Score in a given task and level: A correct click on frame 1 is worth 1 point, each frame thereafter is discounted by 0.99. And you can NOT access (even read into memory) any frame after the one you made your final click for a task. Score is averaged over multiple clicks if applicable. For example, if a task requires two clicks, you return 1st click at frame 5, and 2nd click at frame 20 (both of them are correct), your score would be (0.99^4 + 0.99^19)/2 = 0.8934. In this case, you can NOT access any frame after frame 20.
Score in a given task: Your score in a given task is the highest score you achieve on the 3 levels. When comparing the scores on different levels, scores on level 2 are multiplied by 1.5, and scores on level 3 are multiplied by 2. For example, for task 1, your score is 1.0 on level 1, and 0.77 on level 2, and you are not doing level 3. Your final score for task 1 would be max(1*1, 0.77*1.5, 0*2) = 1.155
Overall score in the challenge: Your overall score in the challenge is calculated by summing up your scores in all 4 tasks.
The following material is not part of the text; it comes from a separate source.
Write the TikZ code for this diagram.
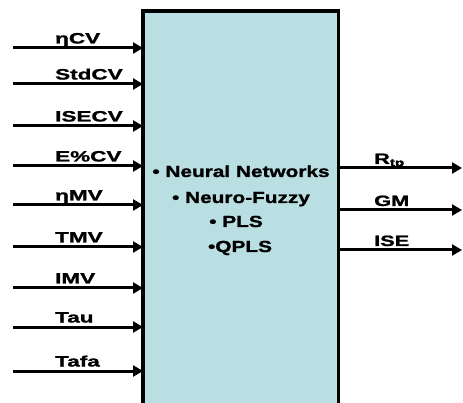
\documentclass[tikz,border=0pt]{standalone}
\usepackage{fontspec}
\setmainfont{Liberation Sans}
\newfontfamily\heavy[FakeBold=1.2]{Liberation Sans Bold}
\usetikzlibrary{arrows.meta}
\definecolor{boxfill}{HTML}{B9DFE2}
\begin{document}
\begin{tikzpicture}[x=1pt,y=-1pt,
  arr/.style={line width=3pt,-{Triangle[length=10pt,width=11pt]}},
  lab/.style={anchor=base west,inner sep=0pt,font=\heavy\fontsize{15}{15}\selectfont},
  mid/.style={anchor=base,inner sep=0pt,font=\heavy\fontsize{16}{16}\selectfont}]
\useasboundingbox (0,0) rectangle (463,403);
\begin{scope}
\clip (0,0) rectangle (463,403);
\node (box) [fill=boxfill,minimum width=195pt,minimum height=420pt,inner sep=0pt,anchor=north west] at (143,11) {};
\draw[line width=3.5pt] (box.south west) -- (box.north west) -- (box.north east) -- (box.south east);
\end{scope}
% inputs
\foreach \n/\y/\t in {1/48/ηCV,2/84/StdCV,3/126/ISECV,4/166/E\%CV,5/205/ηMV,6/247/TMV,7/288/IMV,8/327/Tau,9/371/Tafa}{
  \coordinate (in\n) at (13,\y);
  \draw[arr] (in\n) -- (in\n -| box.west);
  \node[lab] (l\n) at (55,\y-4.5) {\scalebox{1.5}[1]{\t}};
}
% outputs
\foreach \n/\y/\t in {1/168/R\textsubscript{tp},2/210/GM,3/250/ISE}{
  \coordinate (out\n) at (462,\y);
  \draw[arr] (out\n -| box.east) -- (out\n);
  \node[lab] (o\n) at (374,\y-4) {\scalebox{1.45}[1]{\t}};
}
% center text
\node[mid] (t1) at (241,177) {\scalebox{1.3}[1]{• Neural Networks}};
\node[mid] (t2) at (241,203) {\scalebox{1.3}[1]{• Neuro-Fuzzy}};
\node[mid] (t3) at (236,227) {\scalebox{1.3}[1]{• PLS}};
\node[mid] (t4) at (240,252) {\scalebox{1.3}[1]{•QPLS}};
\end{tikzpicture}
\end{document}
Important Notice: Your programs will be scored on videos slightly different from the ones we gave you. So you should make sure that your programs work properly on different gameplays for the same task and the same difficulty level. In other words, do NOT incorporate into your program any highly biased assumptions that you get from watching the videos yourself, because that's not what computer vision is about. An easy way to verify this issue is to apply your algorithm to the same video but starting from different frames, and your method should be working properly in this situation.
Your project will be scored by its overall quality, including but not limited to the performance of your program, the quality of your code and writeup, and how innovative you are. Your writeup should include your general ideas of accomplishing the tasks, the high-level structure of your code, interesting experiments you did to validate any part of your method (with beautiful plots), and any other things that you think would interest us.
Grading Policy
Final Project: 40%
write-up: 10%
• clarity, structure, language, references: 3%
• background literature survey, good understanding of the problem: 3%
• good insights and discussions of methodology, analysis, results, etc.: 4%
technical: 10%
• correctness: 3%
• depth: 3%
• innovation: 4%
evaluation and results: 20%
• competition score: 20%
Find Mii Project Submission Details
Write-up and Code submissionYou must use our provided templates. Email your milestone report, final report, and zipped code to: cs231a2012@gmail.com , with the following format:
Subject Line: Course Project Milestone/Report/Code
Body: Full names of all group members, SUNet IDs
Attachments: Write-up as LastName_LastName_Paper.pdf, Code as LastName_LastName_Code.zip, where the titles have all the last names of the group members. All code should be runnable on the corn cluster.
Provided Data and Code
The data and infrastructure code for this project can be found in the AFS path: /afs/ir/class/cs231a/findmii
If you use OpenCV ...
Because we need to compile and run all your programs in 1~2 days for the final competition. Please connect your program with our Matlab infrastructure code (by following the comments therein), and make sure that your C++ program compiles and runs correctly on the 'corn' clusters with:
the header file path /afs/ir/class/cs231a/opencv/include
and the lib file path /afs/ir/class/cs231a/opencv/lib
Please follow the example given by 'Makefile' and 'opencvexample.cpp' in the project AFS path. Windows executables or Visual Studio projects will NOT work. . We apologize for the inconvenience, but this is the only feasible way to have all your programs automatically scored in a short time.
Hints for Winning the Challenge
1. Take a look at the data and infrastructure code as early as possible.
2. Be as innovative as you can.
Prizes
The top two teams will receive a special prize to be announced on the presentation day.